Life insurance proceeds can be included in the deceased’s gross estate for federal estate tax purposes. Inclusion occurs if the insured retained “incidents of ownership” in the policy at the time of their death. These rights include changing beneficiaries, borrowing against cash value, surrendering or canceling the policy, or assigning it to another party. If these rights are held, the death benefit is considered part of the estate and could be subject to estate taxes if the total estate value exceeds the federal estate tax exemption threshold.

To exclude life insurance proceeds from the taxable estate, a common strategy involves transferring ownership of the policy to an Irrevocable Life Insurance Trust (ILIT). An ILIT is a legal arrangement that owns the life insurance policy, removing the proceeds from the insured’s direct ownership and taxable estate. When the insured dies, the death benefit is paid to the ILIT, which then distributes funds to beneficiaries according to the trust’s terms, bypassing the estate tax process. This strategy helps preserve the full death benefit for heirs, especially for individuals with large estates.
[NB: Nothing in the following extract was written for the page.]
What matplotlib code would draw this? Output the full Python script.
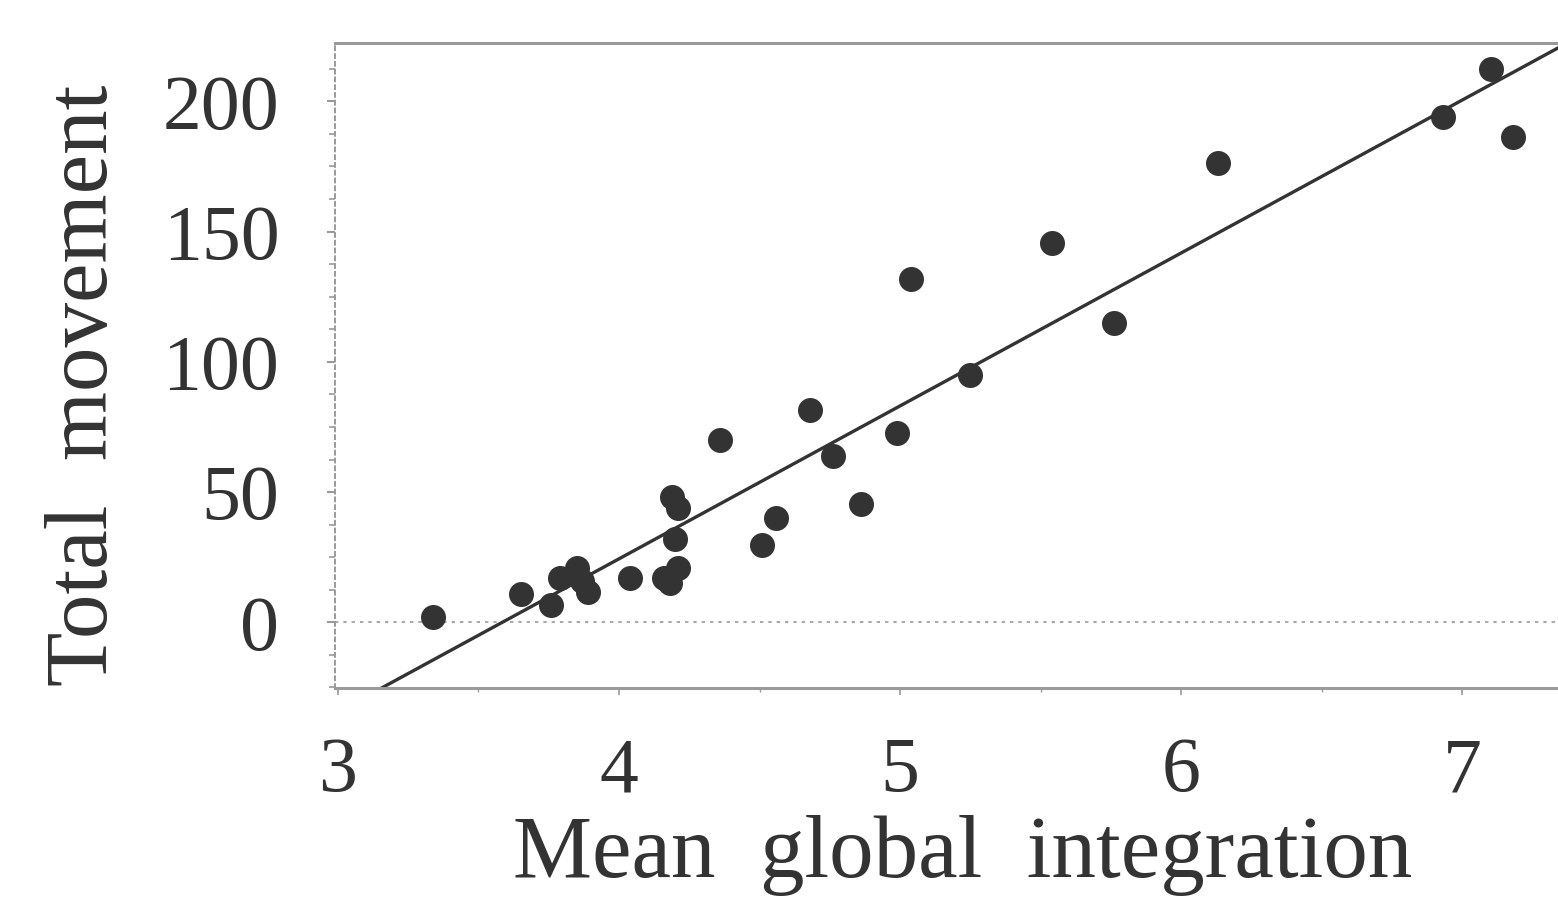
import numpy as np
import matplotlib
matplotlib.use("Agg")
import matplotlib.pyplot as plt
from matplotlib.ticker import MultipleLocator

# valores
integracion = [3.34, 3.65, 3.76, 3.79, 3.85, 3.87, 3.89, 4.04, 4.16, 4.18,
               4.21, 4.20, 4.19, 4.21, 4.36, 4.51, 4.56, 4.68, 4.76, 4.86,
               4.99, 5.04, 5.25, 5.54, 5.76, 6.13, 6.93, 7.10, 7.18]
movimiento = [2, 11, 6.5, 17, 21, 16, 11.5, 17, 17, 15,
              21, 32, 48, 44, 70, 29.5, 40, 81.5, 64, 45.5,
              72.8, 132, 95, 145.5, 115, 176.5, 194, 212.5, 186.5]
x_ticks = [3, 4, 5, 6, 7]
y_ticks = [0, 50, 100, 150, 200]

plt.rcParams["font.family"] = ["Liberation Serif", "DejaVu Serif"]
ink = "#333333"
gris = "#9a9a9a"

fig = plt.figure(figsize=(15.58, 9.02), dpi=100)
ax = fig.add_axes([0.215, 0.237, 0.785, 0.715])

x = np.array(integracion); y = np.array(movimiento)
pend, corte = np.polyfit(x, y, 1)
xl = np.array([2.99, 7.34])
ax.plot(xl, pend * xl + corte, color=ink, lw=2.4, zorder=2)
ax.axhline(0, color=gris, lw=1.2, ls=(0, (2, 3)), zorder=1)
ax.plot(x, y, "o", color=ink, ms=18, mec="none", zorder=3)

ax.set_xlim(2.99, 7.34)
ax.set_ylim(-25.3, 222.3)
ax.set_xticks(x_ticks)
ax.set_yticks(y_ticks)
ax.yaxis.set_minor_locator(MultipleLocator(12.5))
ax.xaxis.set_minor_locator(MultipleLocator(0.5))

for s in ["top", "bottom"]:
    ax.spines[s].set_color(gris); ax.spines[s].set_linewidth(2.2)
ax.spines["right"].set_visible(False)
ax.spines["left"].set_color(gris); ax.spines["left"].set_linewidth(1.4)
ax.spines["left"].set_linestyle((0, (2, 2)))

ax.tick_params(axis="y", which="major", direction="out", length=6, width=1.5,
               color=gris, pad=34, labelsize=56, labelcolor=ink)
ax.tick_params(axis="y", which="minor", direction="out", length=4, width=1.2, color=gris)
ax.tick_params(axis="x", which="major", direction="out", length=5, width=1.2,
               color=gris, pad=30, labelsize=56, labelcolor=ink)
ax.tick_params(axis="x", which="minor", length=3, width=1, color=gris)

ax.set_xlabel("Mean  global  integration", fontsize=64, color=ink, va="center")
ax.xaxis.set_label_coords(0.513, -0.259)
ax.set_ylabel("Total  movement", fontsize=64, color=ink, va="center")
ax.yaxis.set_label_coords(-0.204, 0.47)

fig.savefig("out.png", dpi=100)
Transferring a life insurance policy to an ILIT or making premium payments has gift tax implications. The transfer of the policy or premium payments is considered a gift to the trust beneficiaries. Depending on the value of the gift and the annual gift tax exclusion, these transfers may require the filing of a gift tax return, Form 709. However, proper planning, such as utilizing the annual gift tax exclusion or Crummey powers within the trust, can manage these implications.

Federal estate taxes apply only to very large estates due to a substantial federal estate tax exemption amount that changes periodically. Most estates do not owe federal estate tax. However, for estates exceeding this threshold, life insurance proceeds, if included in the gross estate due to incidents of ownership, can contribute to the overall estate tax liability.